What would be the best way to eager load them without getting duplicates?

If I understand correctly distinct root entity transformer eliminates duplicates only on the root...

And today came across fabiomaulo.blogspot.com/.../...mance-analisys.html which has session.GetNamedQuery("NHCompany.All").List <nhcompany()

that loads the entire graph in a single SQL!

How is that possible?

Thanks

Ajai

Ayende Rahien
08/30/2009 06:50 AM by
Ayende Rahien

Ajai,

The duplicate results because of a join are expected. Use SetResultTransofmer( new DistinctRootEntityResultTransformer())

There wouldn't be any duplicates inside the collections.

Not sure how Fabio is doing this, but take into account that there is a difference between loading the graph and loading the graph connected

Just nobody
08/31/2009 09:48 AM by
Just nobody

"The duplicate results because of a join are expected. Use SetResultTransofmer( new DistinctRootEntityResultTransformer())

There wouldn't be any duplicates inside the collections."

What about bag collections in combination with eager fetching?
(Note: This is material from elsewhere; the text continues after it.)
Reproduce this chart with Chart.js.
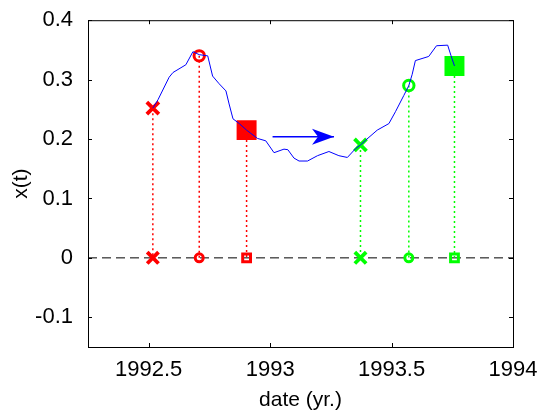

I don't believe that DistinctRootEntityResultTransformer would eliminate duplicate rows generated by left join from second level of the entity graph.

Ayende Rahien
08/31/2009 11:57 AM by
Ayende Rahien

Nobody,

To get duplicate results in a bag you would have to create a triple join.

Between the entities, the bag and another collection.

NH doesn't recommend eagerly loading several collections at one shot, because of the problems with Cartesian products.

Just nobody
09/01/2009 03:01 AM by
Just nobody

"To get duplicate results in a bag you would have to create a triple join."

This is exactly the case described by Ajai.

"NH doesn't recommend eagerly loading several collections at one shot, because of the problems with Cartesian products."

Correct...but sometimes you need "all" tree loaded. Until now, I identified 3 solutions:

  1. Use multicriteria/multiquery to get subsets.

  2. Eliminate duplicate rows with a custom ResultTransformer

  3. Iterate each level and use Initialize()

1 is the best, but it cant be used in all scenario

3 is a pain for deeper hierarchies.

Other suggestions/analyses?

Ayende Rahien
09/01/2009 07:40 AM by
Ayende Rahien

Nobody,

4) issue multiple queries without multi criteria.

That would be faster.

5) design your model so you don't need that.

Just nobody
09/01/2009 08:45 AM by
Just nobody

"5) design your model so you don't need that."

Yup...this is the one :p

About #4: NH docs says:

"An interesting usage of this feature is to load several collections of an object in one round-trip, without an expensive cartesian product (blog * users * posts).

Blog blog = s.CreateMultiQuery()

.Add("select b from Blog b left join fetch b.Users where b.Id = :id")

.Add("select b from Blog b left join fetch b.Posts where b.Id = :id")

.SetInt32("id", 123)

.UniqueResult

<blog();"

Could you give us more details about how to load the blog with multiple queries(in a faster way)?

Ayende Rahien
09/01/2009 08:52 AM by
Ayende Rahien

Nobody,

It is just executing them one at a time:

Blog blog = s.CreateQuery("select b from Blog b left join fetch b.Users where b.Id = :id")

.UniqueResult();

s.CreateQuery("select b from Blog b left join fetch b.Posts where b.Id = :id").List();

Just nobody
09/01/2009 09:39 AM by
Just nobody

I didn't know that the second query will hydrate the blog instance with his posts. Still, it's not clear to me if this is faster than multi criteria: it makes 2 round-trips. Or I misunderstand you and this option is for cases where multi criteria is not available?

Thank you for all

Ayende Rahien
09/01/2009 09:42 AM by
Ayende Rahien

Nobody,

In this case, those are two round trips, yes.

So same as with lazy loading.

When you are loading more than a single object, it matters, a lot.

Nick Aceves
09/01/2009 05:14 PM by
Nick Aceves

"SQL isnt a bad smell because it's simple - mapped against your final solution - I'd rather just fire a simple SQL UPDATE statement."

You're right. I'm going to quit using C# and start programming in machine code now... after all, how can you get simpler than a string of 1's and 0's?

I'm being a little bit extreme, but you get the point. SQL is the machine code of data access. You should use an abstraction on top of it whenever possible. It'll be safer, cleaner, and save you time (both short-term and long-term).

Comments have been closed on this topic.